One portion of the Trump trade is alive and well, and investors are betting it has further to run
Their confidence is manifesting itself in a lack of hedging. Investors are paying the least since the start of the eight-year bull market to protect against losses in the Russell 2000 index of small-cap stocks.
With the gauge just two days removed from a record high, this apparent lack of concern is a highly bullish signal. It's already surged 19% since the presidential election, 7 percentage points more than the S&P 500, which hasn't done too shabby in its own right.
Investors don't seem keen to stop there. They piled more than $4 billion into an exchange-traded fund tracking the Russell 2000 over the week ended April 26, the biggest five-day inflow since right after election.
The logic behind the surging popularity of small-caps is that the group makes most its their money domestically, thereby positioning it to benefit more from a lower corporate tax rate.
They stand in contrast to larger multi-national corporations, which are able to defer taxes on overseas profits, and theoretically wouldn't see as much of an immediate windfall from a tax cut.
Small-caps aren't taking their fortune for granted. As Bloomberg's Drew Singer points out, the companies are taking advantage of investor goodwill to tap capital markets. He notes that of the $47 billion raised by public companies this year, well over half of that has been by companies with less than $5 billion of market value.

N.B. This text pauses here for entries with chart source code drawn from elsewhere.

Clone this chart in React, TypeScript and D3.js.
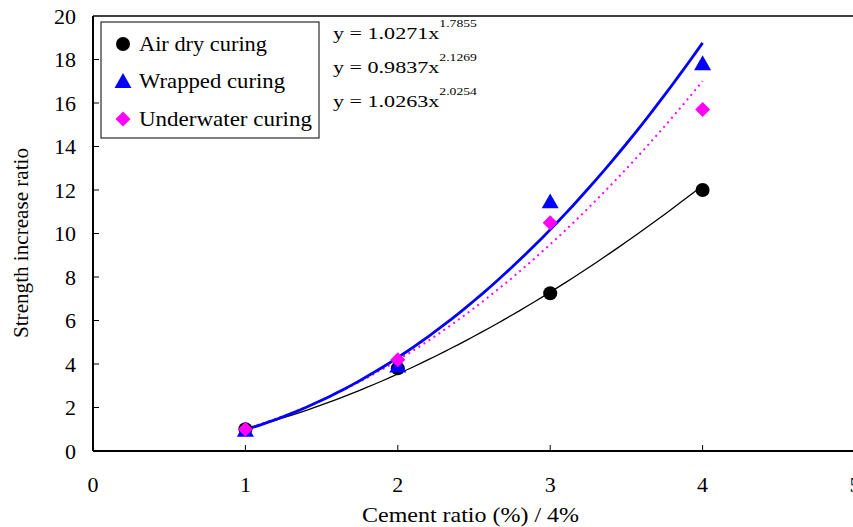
import React from 'react';
import * as d3 from 'd3';

const width = 853, height = 527;
const margin = { top: 16, right: -2, bottom: 76, left: 93 };

// measured points
const cementRatio = [1, 2, 3, 4];
const airDry = [1.0, 3.8, 7.25, 12.0];
const wrapped = [0.95, 3.9, 11.45, 17.8];
const underwater = [1.0, 4.2, 10.5, 15.7];

// power trendline coefficients y = a * x^b (shown on the chart)
const fitA = [1.0271, 0.9837, 1.0263];
const fitB = [1.7855, 2.1269, 2.0254];
const fitLabels = ['1.0271', '0.9837', '1.0263'];
const fitPowers = ['1.7855', '2.1269', '2.0254'];

const seriesNames = ['Air dry curing', 'Wrapped curing', 'Underwater curing'];
const legendWidths = [128, 146, 173];
const xTicks = [0, 1, 2, 3, 4, 5];
const yTicks = [0, 2, 4, 6, 8, 10, 12, 14, 16, 18, 20];

const colors = ['#000000', '#0000ff', '#ff00ff'];

const font = "'Liberation Serif', 'Times New Roman', serif";

export default function App() {
    const x = d3.scaleLinear().domain([0, 5]).range([margin.left, width - margin.right]);
    const y = d3.scaleLinear().domain([0, 20]).range([height - margin.bottom, margin.top]);

    const allSeries = [airDry, wrapped, underwater];

    // trend line samples between first and last measured x
    const fitX = d3.range(cementRatio[0], cementRatio[3] + 0.001, 0.05);
    const fitPath = (k: number) =>
        d3.line<number>().x(d => x(d)).y(d => y(fitA[k] * Math.pow(d, fitB[k])))(fitX) || '';

    const marker = (k: number, cx: number, cy: number, key: string) => {
        if (k === 0) return <circle key={key} cx={cx} cy={cy} r={7} fill={colors[0]} />;
        if (k === 1) {
            const s = 8.5;
            return <path key={key} d={`M${cx},${cy - s}L${cx + s},${cy + s * 0.75}L${cx - s},${cy + s * 0.75}Z`} fill={colors[1]} />;
        }
        const s = 7.5;
        return <path key={key} d={`M${cx},${cy - s}L${cx + s},${cy}L${cx},${cy + s}L${cx - s},${cy}Z`} fill={colors[2]} />;
    };

    const y0 = y(0);
    const ts = { fontFamily: font };

    return (
        <svg width={width} height={height} style={{ position: 'absolute', left: 0, top: 0, fontFamily: font }}>
            <rect width={width} height={height} fill="#fff" />
            {/* frame */}
            <line x1={x(0)} x2={width} y1={margin.top} y2={margin.top} stroke="#000" strokeWidth={1.5} />
            <line x1={x(0)} x2={x(0)} y1={margin.top} y2={y0} stroke="#000" strokeWidth={2} />
            <line x1={x(0)} x2={width} y1={y0} y2={y0} stroke="#000" strokeWidth={2} />

            {/* y ticks */}
            {yTicks.map(t => (
                <g key={'y' + t}>
                    {t > 0 && t < 20 && <line x1={x(0)} x2={x(0) + 6} y1={y(t)} y2={y(t)} stroke="#000" strokeWidth={1} />}
                    <text x={76} y={y(t)} dy="0.35em" textAnchor="end" fontSize={22} style={ts}>{t}</text>
                </g>
            ))}
            {/* x ticks */}
            {xTicks.map(t => (
                <g key={'x' + t}>
                    {t > 0 && t < 5 && <line x1={x(t)} x2={x(t)} y1={y0} y2={y0 - 6} stroke="#000" strokeWidth={1} />}
                    <text x={x(t)} y={y0 + 41} textAnchor="middle" fontSize={22} style={ts}>{t}</text>
                </g>
            ))}

            {/* axis titles */}
            <text x={362} y={522} fontSize={22} textLength={217} lengthAdjust="spacingAndGlyphs" style={ts}>
                Cement ratio (%) / 4%
            </text>
            <text transform="translate(28,338) rotate(-90)" fontSize={22} textLength={190} lengthAdjust="spacingAndGlyphs" style={ts}>
                Strength increase ratio
            </text>

            {/* trend lines */}
            <path d={fitPath(0)} fill="none" stroke={colors[0]} strokeWidth={1.3} />
            <path d={fitPath(2)} fill="none" stroke={colors[2]} strokeWidth={2} strokeDasharray="2,4" />
            <path d={fitPath(1)} fill="none" stroke={colors[1]} strokeWidth={2.8} />

            {/* markers */}
            {allSeries.map((s, k) => s.map((v, i) => marker(k, x(cementRatio[i]), y(v), `m${k}-${i}`)))}

            {/* legend */}
            <rect x={101} y={22} width={218} height={116} fill="#fff" stroke="#000" strokeWidth={1} />
            {seriesNames.map((n, k) => (
                <g key={n}>
                    {marker(k, 123, 44 + k * 37.5, 'l' + k)}
                    <text x={139} y={44 + k * 37.5} dy="0.33em" fontSize={21} textLength={legendWidths[k]} lengthAdjust="spacingAndGlyphs" style={ts}>{n}</text>
                </g>
            ))}

            {/* fit equations, drawn slightly widened like the source */}
            {fitLabels.map((a, k) => (
                <g key={a} transform={`translate(333,${39 + k * 34}) scale(1.3,1)`}>
                    <text x={0} y={0} fontSize={17} style={ts}>
                        y = {a}x<tspan dy={-12} fontSize={10.5}>{fitPowers[k]}</tspan>
                    </text>
                </g>
            ))}
        </svg>
    );
}
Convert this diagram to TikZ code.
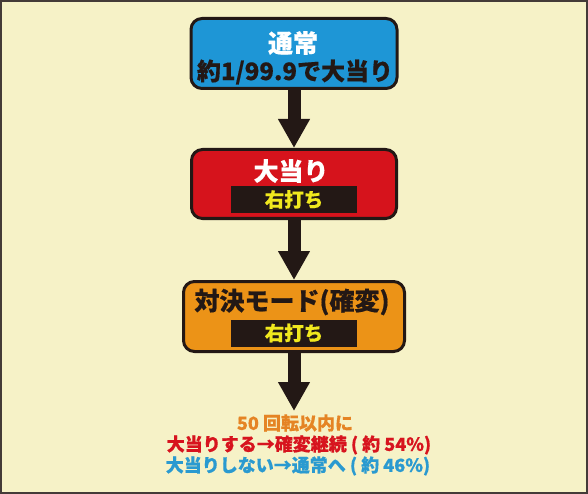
\documentclass[tikz,border=0pt]{standalone}
\usepackage{fontspec}
\setmainfont{Noto Sans CJK JP}[BoldFeatures={FakeBold=0.5}]
\usetikzlibrary{arrows.meta}
\definecolor{cream}{HTML}{F6F2C7}
\definecolor{boxblue}{HTML}{1E96D6}
\definecolor{boxred}{HTML}{D6131C}
\definecolor{boxorange}{HTML}{EC9317}
\definecolor{dark}{HTML}{231815}
\definecolor{baryellow}{HTML}{F0E81E}
\definecolor{txtorange}{HTML}{E58424}
\definecolor{txtred}{HTML}{D7141E}
\definecolor{txtblue}{HTML}{2A9AD0}
\tikzset{
  flowbox/.style={draw=dark, line width=3pt, rounded corners=11pt, inner sep=0pt},
  barbox/.style={fill=dark, inner sep=0pt, minimum width=126pt, minimum height=27pt, text=baryellow, font=\bfseries\fontsize{19.5}{19.5}\selectfont},
  bigarrow/.style={draw=dark, line width=13pt, -{Triangle[length=29pt,width=30pt]}},
  title/.style={inner sep=0pt, font=\bfseries\fontsize{25}{25}\selectfont},
  note/.style={inner sep=0pt, font=\bfseries\fontsize{18}{18}\selectfont}
}
\begin{document}
\begin{tikzpicture}[x=1pt,y=-1pt]
\useasboundingbox (0,0) rectangle (588,494);
\fill[cream] (0,0) rectangle (588,494);
\draw[dark!85, line width=1.5pt] (1,1) rectangle (587,493);
% boxes
\node[flowbox, fill=boxblue, minimum width=206pt, minimum height=70pt] (b1) at (294,53.5) {};
\node[flowbox, fill=boxred, minimum width=205pt, minimum height=69pt] (b2) at (294,184) {};
\node[flowbox, fill=boxorange, minimum width=221pt, minimum height=70pt] (b3) at (294,316.5) {};
% texts in boxes
\node[title, text=white] (t1) at (293,43) {通常};
\node[inner sep=0pt, font=\bfseries\fontsize{24}{24}\selectfont, text=dark] (t1b) at (295,72) {約1/99.9で大当り};
\node[title, text=white] (t2) at (291,171) {大当り};
\node[barbox] (bar2) at (294,199.5) {右打ち};
\node[title, text=dark] (t3) at (292,302) {対決モード(確変)};
\node[barbox] (bar3) at (294,333) {右打ち};
% bottom notes
\node[note, text=txtorange] (n1) at (295,423) {50 回転以内に};
\node[note, text=txtred] (n2) at (299,445) {大当りする→確変継続 ( 約 54\%)};
\node[note, text=txtblue] (n3) at (298,466) {大当りしない→通常へ ( 約 46\%)};
\coordinate (end3) at (294,411);
% arrows
\draw[bigarrow] (b1.south) -- (b2.north);
\draw[bigarrow] (b2.south) -- (b3.north);
\draw[bigarrow] (b3.south) -- (end3);
\end{tikzpicture}
\end{document}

Not everyone shares their optimism.
To Bank of America, the quick climb higher for small-caps marks the "last bout of optimism" for trades tied to expectations of Trump policy. The group is now trading at "tech bubble-like valuations," a group of the firm's analysts led by Dan Suzuki wrote in an April 27 client note.
Still, traders are paying the lowest premium since May 2009 to protect against a 10% increase in the Russell 2000 over the next three months, relative to wagers on a 10% increase, Bloomberg data show. In other words, investors haven't been this unhedged on small-caps since two months after the bull market started.